## DATA SECTION

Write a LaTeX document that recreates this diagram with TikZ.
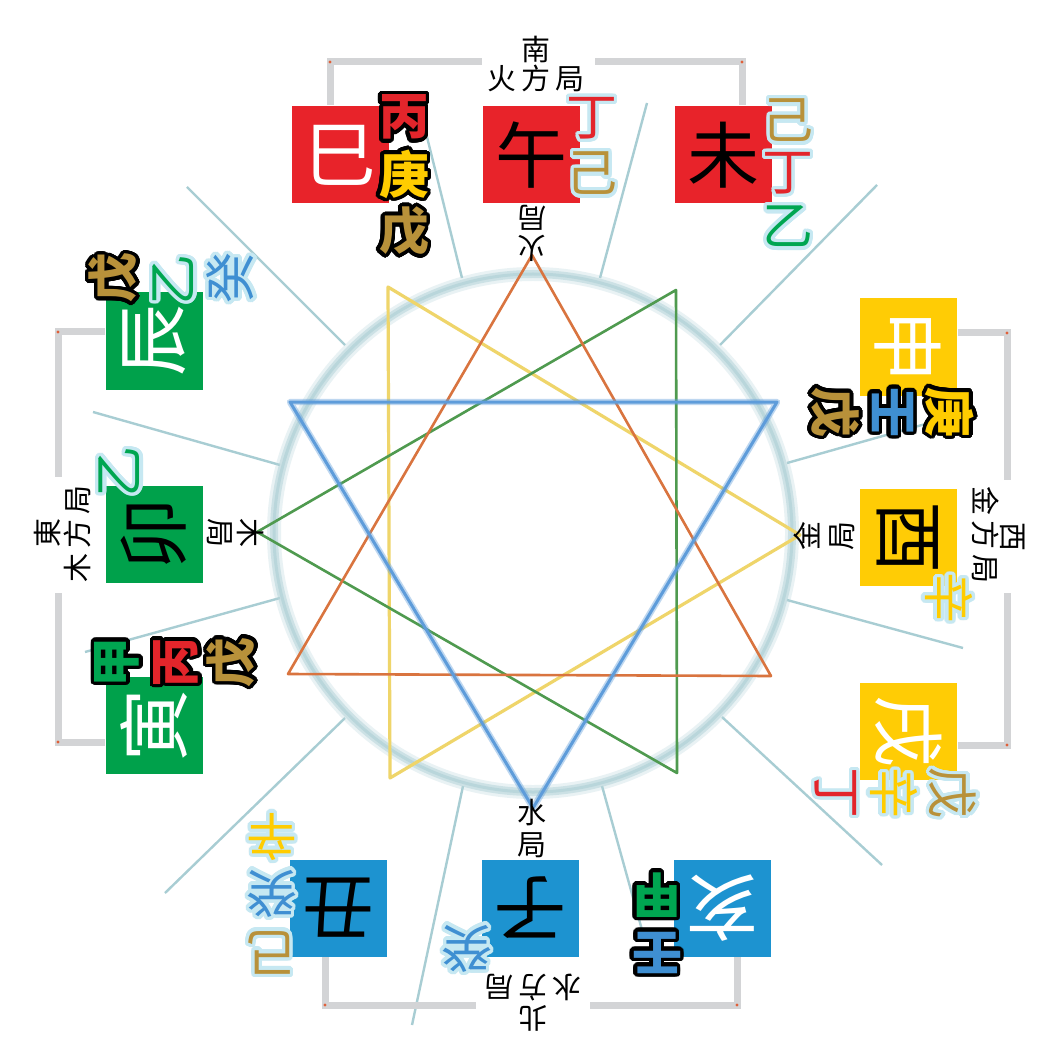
\documentclass[tikz,border=0pt]{standalone}
\usepackage{fontspec}
\usepackage[copies]{contour}
\newfontfamily\cjk{Noto Sans CJK TC}
\contournumber{32}
\definecolor{bred}{HTML}{E8232A}
\definecolor{bgreen}{HTML}{00A14B}
\definecolor{byellow}{HTML}{FFCC05}
\definecolor{bblue}{HTML}{1D93D0}
\definecolor{sred}{HTML}{E3252B}
\definecolor{syellow}{HTML}{FFCC00}
\definecolor{sgold}{HTML}{B8913A}
\definecolor{sgreen}{HTML}{00A651}
\definecolor{sblue}{HTML}{3F8FD2}
\definecolor{lblue}{HTML}{C6E8F2}
\definecolor{brk}{HTML}{D3D4D6}
\definecolor{rad}{HTML}{A8CDD3}
\definecolor{ringc}{HTML}{B9D6DB}
\definecolor{tor}{HTML}{D9743F}
\definecolor{tgr}{HTML}{4F9A4F}
\definecolor{tye}{HTML}{EFD56A}
\definecolor{tbl}{HTML}{5E9CDA}
\definecolor{dotc}{HTML}{E0603A}
\newcommand\hsb[2]{{\contourlength{1.8pt}\textcolor{#1}{\contour{black}{#2}}}}
\newcommand\hsl[2]{{\contourlength{1.7pt}\textcolor{#1}{\contour{lblue}{#2}}}}
\begin{document}
\begin{tikzpicture}[x=0.5pt,y=-0.5pt,
  box/.style={minimum size=48.5pt,inner sep=0pt,outer sep=0pt,font=\cjk\fontsize{36}{36}\selectfont},
  stb/.style={inner sep=0pt,font=\cjk\bfseries\fontsize{25}{25}\selectfont},
  stl/.style={inner sep=0pt,font=\cjk\fontsize{25.5}{25.5}\selectfont},
  lab/.style={inner sep=0pt,font=\cjk\fontsize{14.5}{14.5}\selectfont},
  bracket/.style={draw=brk,line width=3.5pt,line join=miter},
  radial/.style={draw=rad,line width=1.2pt},
  cdot/.style={fill=dotc,radius=0.8pt}]
\fill[white] (0,0) rectangle (1063,1063);
\useasboundingbox (0,0) rectangle (1063,1063);

% radial separators
\draw[radial] (462,278) -- (427,137);
\draw[radial] (600,278) -- (647,103);
\draw[radial] (720,345) -- (877,185);
\draw[radial] (787,463) -- (968,412);
\draw[radial] (787,600) -- (963,648);
\draw[radial] (722,717) -- (882,865);
\draw[radial] (602,786) -- (642,930);
\draw[radial] (463,786) -- (412,1025);
\draw[radial] (345,718) -- (165,893);
\draw[radial] (280,598) -- (85,652);
\draw[radial] (280,465) -- (93,412);
\draw[radial] (345,345) -- (187,187);

% ring
\coordinate (c) at (533,533);
\draw[ringc,opacity=0.3,line width=7pt] (c) circle[radius=129.5pt];
\draw[ringc,opacity=0.6,line width=4pt] (c) circle[radius=129.5pt];
\draw[ringc,line width=1.5pt] (c) circle[radius=129.5pt];

% triangles
\draw[tye,line width=1.6pt,line join=round] (388,287) -- (390,778) -- (800,535) -- cycle;
\draw[tgr,line width=1.3pt,line join=round] (257,532) -- (676,290) -- (677,773) -- cycle;
\draw[tor,line width=1.3pt,line join=round] (532,255) -- (288,674) -- (771,676) -- cycle;
\draw[tbl,opacity=0.4,line width=3.2pt,line join=round] (290,402) -- (777,402) -- (533,808) -- cycle;
\draw[tbl,line width=1.5pt,line join=round] (290,402) -- (777,402) -- (533,808) -- cycle;

% brackets
\draw[bracket] (330,105) -- (330,62) -- (482,62);
\draw[bracket] (595,62) -- (742,62) -- (742,105);
\draw[bracket] (958,333) -- (1007,333) -- (1007,480);
\draw[bracket] (1007,593) -- (1007,745) -- (958,745);
\draw[bracket] (325,957) -- (325,1005) -- (476,1005);
\draw[bracket] (590,1005) -- (737,1005) -- (737,957);
\draw[bracket] (105,332) -- (58,332) -- (58,477);
\draw[bracket] (58,593) -- (58,742) -- (105,742);
\fill[cdot] (330,62) circle; \fill[cdot] (742,62) circle;
\fill[cdot] (1007,333) circle; \fill[cdot] (1007,745) circle;
\fill[cdot] (325,1005) circle; \fill[cdot] (737,1005) circle;
\fill[cdot] (58,332) circle; \fill[cdot] (58,742) circle;

% direction labels
\node[lab] (s1) at (536,49) {南};
\node[lab] (s2) at (536,78) {火\,方\,局};
\node[lab,rotate=180] (n1) at (533,1018) {北};
\node[lab,rotate=180] (n2) at (533,988) {水\,方\,局};
\node[lab,rotate=90] (e1) at (47,533) {東};
\node[lab,rotate=90] (e2) at (77,534) {木\,方\,局};
\node[lab,rotate=-90] (w1) at (1013,537) {西};
\node[lab,rotate=-90] (w2) at (986,535) {金\,方\,局};

% inner labels
\node[lab,rotate=180] (f1) at (532,218) {局};
\node[lab,rotate=180] (f2) at (532,248) {火};
\node[lab] (wa1) at (532,813) {水};
\node[lab] (wa2) at (532,845) {局};
\node[lab,rotate=-90] (m1) at (251,533) {木};
\node[lab,rotate=-90] (m2) at (220,533) {局};
\node[lab,rotate=90] (g1) at (807,536) {金};
\node[lab,rotate=90] (g2) at (842,536) {局};

% branch boxes
\node[box,fill=bred,text=white] (si) at (340,155) {巳};
\node[box,fill=bred,text=black] (wu) at (531,155) {午};
\node[box,fill=bred,text=black] (wei) at (723,155) {未};
\node[box,fill=byellow,text=white,rotate=-90] (shen) at (908,347) {申};
\node[box,fill=byellow,text=black,rotate=-90] (you) at (908,537) {酉};
\node[box,fill=byellow,text=white,rotate=-90] (xu) at (908,731) {戌};
\node[box,fill=bblue,text=black,rotate=180] (chou) at (338,908) {丑};
\node[box,fill=bblue,text=black,rotate=180] (zi) at (530,908) {子};
\node[box,fill=bblue,text=white,rotate=180] (hai) at (722,908) {亥};
\node[box,fill=bgreen,text=white,rotate=90] (chen) at (154,341) {辰};
\node[box,fill=bgreen,text=black,rotate=90] (mao) at (154,534) {卯};
\node[box,fill=bgreen,text=white,rotate=90] (yin) at (154,725) {寅};

% hidden stems, top
\node[stb] (si1) at (404,119) {\hsb{sred}{丙}};
\node[stb] (si2) at (404,176) {\hsb{syellow}{庚}};
\node[stb] (si3) at (404,233) {\hsb{sgold}{戊}};
\node[stl] (wu1) at (592,120) {\hsl{sred}{丁}};
\node[stl] (wu2) at (592,175) {\hsl{sgold}{己}};
\node[stl] (wei1) at (788,122) {\hsl{sgold}{己}};
\node[stl] (wei2) at (788,175) {\hsl{sred}{丁}};
\node[stl] (wei3) at (788,228) {\hsl{sgreen}{乙}};
% right
\node[stb,rotate=-90] (shen1) at (948,412) {\hsb{syellow}{庚}};
\node[stb,rotate=-90] (shen2) at (891,412) {\hsb{sblue}{壬}};
\node[stb,rotate=-90] (shen3) at (833,412) {\hsb{sgold}{戊}};
\node[stl,rotate=-90] (you1) at (947,598) {\hsl{syellow}{辛}};
\node[stl,rotate=-90] (xu1) at (951,793) {\hsl{sgold}{戊}};
\node[stl,rotate=-90] (xu2) at (892,793) {\hsl{syellow}{辛}};
\node[stl,rotate=-90] (xu3) at (834,793) {\hsl{sred}{丁}};
% bottom
\node[stl,rotate=180] (chou1) at (272,951) {\hsl{sgold}{己}};
\node[stl,rotate=180] (chou2) at (272,892) {\hsl{sblue}{癸}};
\node[stl,rotate=180] (chou3) at (272,835) {\hsl{syellow}{辛}};
\node[stl,rotate=180] (zi1) at (467,947) {\hsl{sblue}{癸}};
\node[stb,rotate=180] (hai1) at (657,951) {\hsb{sblue}{壬}};
\node[stb,rotate=180] (hai2) at (657,893) {\hsb{sgreen}{甲}};
% left
\node[stb,rotate=90] (chen1) at (115,278) {\hsb{sgold}{戊}};
\node[stl,rotate=90] (chen2) at (175,280) {\hsl{sgreen}{乙}};
\node[stl,rotate=90] (chen3) at (232,278) {\hsl{sblue}{癸}};
\node[stl,rotate=90] (mao1) at (121,472) {\hsl{sgreen}{乙}};
\node[stb,rotate=90] (yin1) at (119,662) {\hsb{sgreen}{甲}};
\node[stb,rotate=90] (yin2) at (178,662) {\hsb{sred}{丙}};
\node[stb,rotate=90] (yin3) at (233,662) {\hsb{sgold}{戊}};
\end{tikzpicture}
\end{document}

## SET EXERCISE
Reproduce only the lines from the beginning of the data through the line that contains "(345,345) -- (187,187);", both included, and please drop the pictures.

## EXPECTED OUTPUT
Write a LaTeX document that recreates this diagram with TikZ.
\documentclass[tikz,border=0pt]{standalone}
\usepackage{fontspec}
\usepackage[copies]{contour}
\newfontfamily\cjk{Noto Sans CJK TC}
\contournumber{32}
\definecolor{bred}{HTML}{E8232A}
\definecolor{bgreen}{HTML}{00A14B}
\definecolor{byellow}{HTML}{FFCC05}
\definecolor{bblue}{HTML}{1D93D0}
\definecolor{sred}{HTML}{E3252B}
\definecolor{syellow}{HTML}{FFCC00}
\definecolor{sgold}{HTML}{B8913A}
\definecolor{sgreen}{HTML}{00A651}
\definecolor{sblue}{HTML}{3F8FD2}
\definecolor{lblue}{HTML}{C6E8F2}
\definecolor{brk}{HTML}{D3D4D6}
\definecolor{rad}{HTML}{A8CDD3}
\definecolor{ringc}{HTML}{B9D6DB}
\definecolor{tor}{HTML}{D9743F}
\definecolor{tgr}{HTML}{4F9A4F}
\definecolor{tye}{HTML}{EFD56A}
\definecolor{tbl}{HTML}{5E9CDA}
\definecolor{dotc}{HTML}{E0603A}
\newcommand\hsb[2]{{\contourlength{1.8pt}\textcolor{#1}{\contour{black}{#2}}}}
\newcommand\hsl[2]{{\contourlength{1.7pt}\textcolor{#1}{\contour{lblue}{#2}}}}
\begin{document}
\begin{tikzpicture}[x=0.5pt,y=-0.5pt,
  box/.style={minimum size=48.5pt,inner sep=0pt,outer sep=0pt,font=\cjk\fontsize{36}{36}\selectfont},
  stb/.style={inner sep=0pt,font=\cjk\bfseries\fontsize{25}{25}\selectfont},
  stl/.style={inner sep=0pt,font=\cjk\fontsize{25.5}{25.5}\selectfont},
  lab/.style={inner sep=0pt,font=\cjk\fontsize{14.5}{14.5}\selectfont},
  bracket/.style={draw=brk,line width=3.5pt,line join=miter},
  radial/.style={draw=rad,line width=1.2pt},
  cdot/.style={fill=dotc,radius=0.8pt}]
\fill[white] (0,0) rectangle (1063,1063);
\useasboundingbox (0,0) rectangle (1063,1063);

% radial separators
\draw[radial] (462,278) -- (427,137);
\draw[radial] (600,278) -- (647,103);
\draw[radial] (720,345) -- (877,185);
\draw[radial] (787,463) -- (968,412);
\draw[radial] (787,600) -- (963,648);
\draw[radial] (722,717) -- (882,865);
\draw[radial] (602,786) -- (642,930);
\draw[radial] (463,786) -- (412,1025);
\draw[radial] (345,718) -- (165,893);
\draw[radial] (280,598) -- (85,652);
\draw[radial] (280,465) -- (93,412);
\draw[radial] (345,345) -- (187,187);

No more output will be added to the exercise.